May 30, 1964 - The first week of the summer civil rights drive of the Southern Christian Leadership Conference ended in St. Augustine, Fla., today with results satisfactory to neither side.

Eleven Negro sit-in demonstrators were arrested this afternoon outside two motel restaurants, bringing the week’s arrests to 25. Despite picketing in the downtown area, there was no repetition by nightfall of the sporadic violence that had marked earlier demonstrations.

However, the presence of known Ku Klux Klansmen raised tension considerably. The activities of newsmen, who have been among the chief targets of the violence, seemed to interest them more than those of the Negroes.

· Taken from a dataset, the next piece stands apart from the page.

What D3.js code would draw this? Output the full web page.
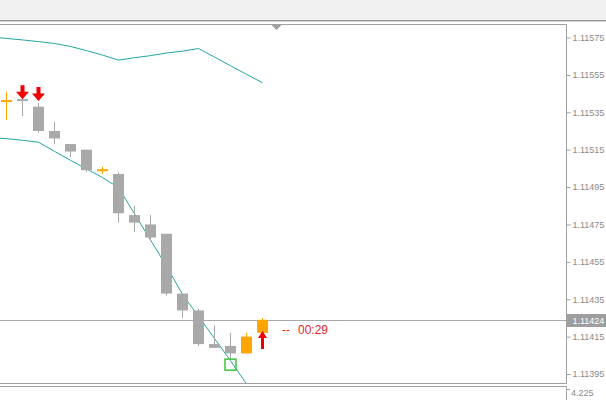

About 100 Negroes held a civil rights rally today at the Zion Baptists Church on the city’s western edge. Ninety of them then marched around a Negro neighborhood singing, while state troopers, sheriff’s deputies, policemen, and carloads of whites cruised through the area.

Some 150 white toughs lounged along a two-block stretch in the downtown business district in anticipation of a Negro demonstration that never came.

Klansmen driving automobiles equipped with two-way radios cruised the city. J.B. Stoner of Atlanta was seen sitting in once car with two other men, one of whom was armed with a revolver and a sap.

Mr. Stoner, a lawyer who has defended Klansmen and other white arrested in racial violence, is the Vice Presidential nominee of the National States Rights party.

Officials of the Southern Christian Leadership Conference, whose president is Dr. Martin Luther King, concede that they have failed to arouse the widespread support among Negroes necessary for early success of their campaign.